Financial support may play a role in reducing DV, as Leslie and Wilson (2020) found that after an initial increase in DV calls to 911 following the onset of the pandemic, rates decreased concurrent with the release of CARES Act checks. The pandemic’s effects on unemployment particularly affected women, with women losing almost one million more jobs than men (The Center for American Progress, 2021) and two times as many women as men reporting becoming unemployed during the COVID-19 pandemic due to a lack of childcare (Modestino, 2020). Women of color, who experience higher risk of DV (Smith et al., 2017), were disproportionately impacted by unemployment (Bureau of Labor Statistics, 2023). In one study, survivors of DV during the pandemic identified financial strains as a risk factor for DV and reported financial dependence on their partner; however, survivors who received government support reported greater confidence in the likelihood of leaving their abuser (Lyons & Brewer, 2021).
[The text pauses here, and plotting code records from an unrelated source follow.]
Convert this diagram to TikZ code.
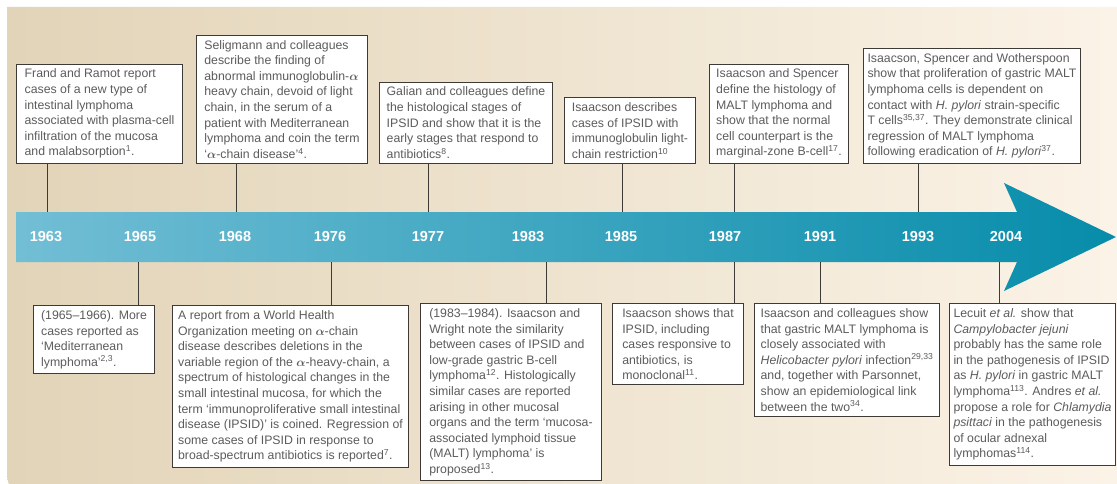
\documentclass[tikz,border=0pt]{standalone}
\usepackage{fontspec}
\setmainfont{Liberation Sans}
\usepackage{amsmath}
\usepackage{xcolor}
\usepackage{tikz}
\definecolor{panelLeft}{RGB}{226,212,184}
\definecolor{panelRight}{RGB}{251,243,231}
\definecolor{bandLeft}{RGB}{114,190,213}
\definecolor{bandRight}{RGB}{6,140,170}
\definecolor{boxLine}{RGB}{62,58,54}
\definecolor{boxText}{RGB}{92,92,92}

\begin{document}
\begin{tikzpicture}[
    x=1pt, y=-1pt,
    event/.style={
        rectangle,
        draw=boxLine,
        line width=1pt,
        fill=white,
        text=boxText,
        align=left,
        inner xsep=4pt,
        inner ysep=5pt,
        minimum width=#1,
        font=\fontsize{12.3}{15.6}\selectfont
    },
    year/.style={
        text=white,
        font=\fontsize{14.5}{16}\selectfont\bfseries
    },
    link/.style={draw=boxLine, line width=0.9pt}
]
    \useasboundingbox (0,0) rectangle (1117,484);
    \shade[left color=panelLeft, right color=panelRight]
        (1117,7) -- (7,7) -- (7,462) .. controls (7,490) .. (35,490) -- (1117,490) -- cycle;

    \shade[left color=bandLeft, right color=bandRight]
        (16,212) -- (1017,212) -- (1004,183) -- (1116,237) -- (1004,291) -- (1017,262) -- (16,262) -- cycle;

    \foreach \yr/\xx in {1963/46, 1965/140, 1968/235, 1976/330, 1977/428, 1983/528,
                         1985/621, 1987/725, 1991/820, 1993/918, 2004/1006}
        \node[year] (y\yr) at (\xx,237) {\yr};

    \foreach \yr/\xx in {1963/47, 1968/236, 1977/428, 1985/622, 1987/734, 1993/918}
        \coordinate (top\yr) at (\xx,212);
    \foreach \yr/\xx in {1965/138, 1976/331, 1983/546, 1987/734, 1991/820, 2004/999}
        \coordinate (bot\yr) at (\xx,262);

    \node[event=166, anchor=south west] (u1963) at (16,164) {Frand and Ramot report\\
        cases of a new type of\\ intestinal lymphoma\\ associated with plasma-cell\\
        infiltration of the mucosa\\ and malabsorption\textsuperscript{1}.};
    \node[event=171, anchor=south west] (u1968) at (196,164) {Seligmann and colleagues\\
        describe the finding of\\ abnormal immunoglobulin-$\boldsymbol{\alpha}$\\
        heavy chain, devoid of light\\ chain, in the serum of a\\ patient with Mediterranean\\
        lymphoma and coin the term\\ ‘$\boldsymbol{\alpha}$-chain disease’\textsuperscript{4}.};
    \node[event=173, anchor=south west] (u1977) at (379,164) {Galian and colleagues define\\
        the histological stages of\\ IPSID and show that it is the\\
        early stages that respond to\\ antibiotics\textsuperscript{8}.};
    \node[event=131, anchor=south west] (u1985) at (564,164) {Isaacson describes\\
        cases of IPSID with\\ immunoglobulin light-\\ chain restriction\textsuperscript{10}};
    \node[event=139, anchor=south west] (u1987) at (709,164) {Isaacson and Spencer\\
        define the histology of\\ MALT lymphoma and\\ show that the normal\\
        cell counterpart is the\\ marginal-zone B-cell\textsuperscript{17}.};
    \node[event=213, anchor=south west] (u1993) at (863,164) {Isaacson, Spencer and Wotherspoon\\
        show that proliferation of gastric MALT\\ lymphoma cells is dependent on\\
        contact with \textit{H. pylori} strain-specific\\
        T cells\textsuperscript{35,37}. They demonstrate clinical\\
        regression of MALT lymphoma\\ following eradication of \textit{H. pylori}\textsuperscript{37}.};

    \node[event=121, anchor=north west] (l1965) at (33,305) {(1965–1966). More\\
        cases reported as\\ ‘Mediterranean\\ lymphoma’\textsuperscript{2,3}.};
    \node[event=236, anchor=north west] (l1976) at (172,305) {A report from a World Health\\
        Organization meeting on $\boldsymbol{\alpha}$-chain\\ disease describes deletions in the\\
        variable region of the $\boldsymbol{\alpha}$-heavy-chain, a\\
        spectrum of histological changes in the\\ small intestinal mucosa, for which the\\
        term ‘immunoproliferative small intestinal\\ disease (IPSID)’ is coined. Regression of\\
        some cases of IPSID in response to\\ broad-spectrum antibiotics is reported\textsuperscript{7}.};
    \node[event=181, anchor=north west] (l1983) at (420,303) {(1983–1984). Isaacson and\\
        Wright note the similarity\\ between cases of IPSID and\\ low-grade gastric B-cell\\
        lymphoma\textsuperscript{12}. Histologically\\ similar cases are reported\\
        arising in other mucosal\\ organs and the term ‘mucosa-\\ associated lymphoid tissue\\
        (MALT) lymphoma’ is\\ proposed\textsuperscript{13}.};
    \node[event=131, anchor=north west] (l1987) at (612,303) {Isaacson shows that\\
        IPSID, including\\ cases responsive to\\ antibiotics, is\\ monoclonal\textsuperscript{11}.};
    \node[event=185, anchor=north west] (l1991) at (754,303) {Isaacson and colleagues show\\
        that gastric MALT lymphoma is\\ closely associated with\\
        \textit{Helicobacter pylori} infection\textsuperscript{29,33}\\
        and, together with Parsonnet,\\ show an epidemiological link\\
        between the two\textsuperscript{34}.};
    \node[event=162, anchor=north west] (l2004) at (949,303) {Lecuit \textit{et al.} show that\\
        \textit{Campylobacter jejuni}\\ probably has the same role\\ in the pathogenesis of IPSID\\
        as \textit{H. pylori} in gastric MALT\\ lymphoma\textsuperscript{113}. Andres \textit{et al.}\\
        propose a role for \textit{Chlamydia}\\ \textit{psittaci} in the pathogenesis\\
        of ocular adnexal\\ lymphomas\textsuperscript{114}.};

    \foreach \yr in {1963, 1968, 1977, 1985, 1987, 1993}
        \draw[link] (u\yr.south -| top\yr) -- (top\yr);
    \foreach \yr in {1965, 1976, 1983, 1987, 1991, 2004}
        \draw[link] (bot\yr) -- (bot\yr |- l\yr.north);

\end{tikzpicture}
\end{document}
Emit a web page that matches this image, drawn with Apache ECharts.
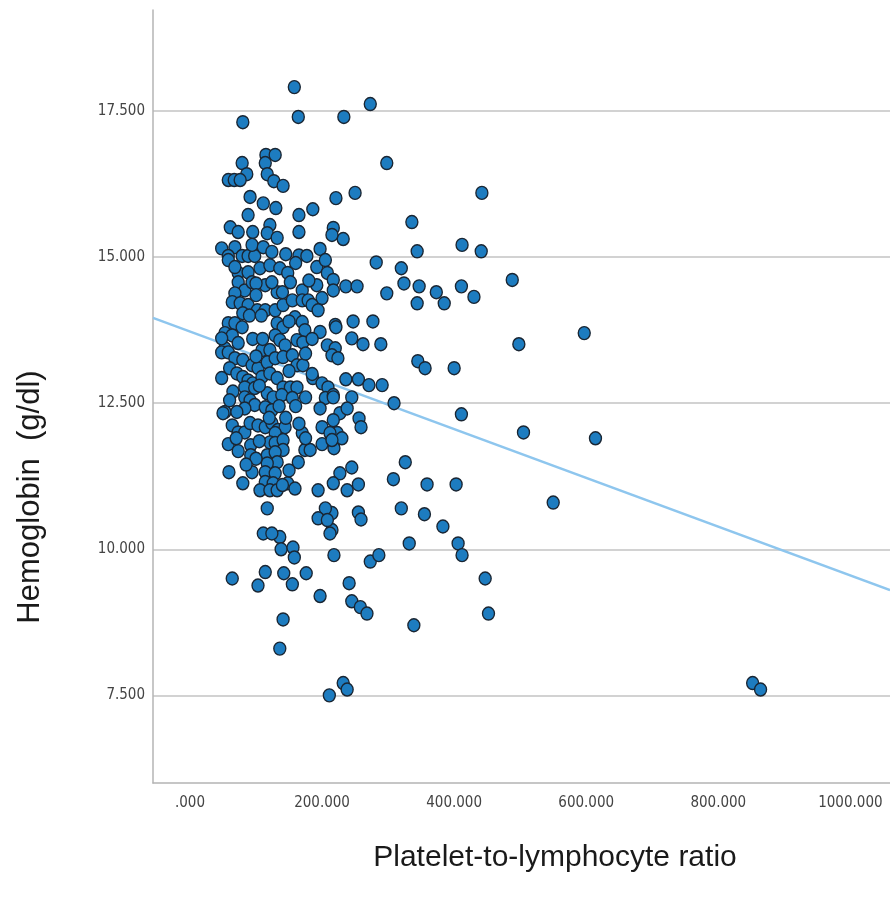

Increasing access to shelters and alternative housing may be an additional target for intervention. During the pandemic, the CARES Act provided $2 million for the National Domestic Violence Hotline and $45 million for family violence shelter grants. Nonetheless, the capacity of shelters became strained during the pandemic, indicating additional need for resources (Emezue, 2020). Technological innovations to communicate with survivors are of particular importance during a pandemic, such as phone, chat, text, video, and web-based communication and online safety planning apps, as face-to-face interactions with survivors become a danger to DV service providers (Moffitt et al., 2020). Targeting risk factors at the institutional, community, and societal levels is also important. This may include strengthening emergency response capacities, and increasing access to support services, affordable housing or shelters, safety planning, legal assistance, and health care systems (Dutton et al., 2015), in a manner that is responsive to demographic differences and disparities in the burden of DV and FDV.

Limitations

This study is subject to limitations. Definitions and protocols regarding documentation of DV varied between jurisdictions. We used law enforcement data; however, survivors report just over half of all DV incidents to police (Reaves, 2017), and survivors’ proximity to abusers during the pandemic may have depressed reporting, particularly since the overwhelming majority of DV suspects are not at the scene when police arrive (Campbell et al., 2020), potentially indicating that survivors wait until the abuser has left to contact law enforcement. Examining law enforcement data in combination with DV service provider and DV restraining order data may strengthen our understanding of trends in reported DV and FDV during the pandemic. Our results may not generalize to other cities as our data set was limited to those with sufficient information to identify DV and FDV incidents; these cities may differ from those who do not provide such data. Our sample was restricted to cities; results may differ in rural areas, where law enforcement response time may be a barrier to reporting, as well as ownership of pets or livestock (Barrett et al., 2018). The Los Angeles data portal solely recorded DV for simple and aggravated assaults, excluding homicide. RRs should not be interpreted as the absolute risk of FDV.

Conclusion

The association between the onset of the COVID-19 pandemic and DV, FDV, and FDV as a proportion of DV varied across five US cities, with decreases in reported DV and increases in reported FDV and the proportion of DV incidents that involved firearms observed in three cities. Findings demonstrate the importance of examining crime rates jurisdictionally to avoid aggregation bias and studying FDV specifically. Moreover, rather than relying on information on statewide or national trends, policymakers, practitioners, and stakeholders should use community-based data to inform their understanding of local needs.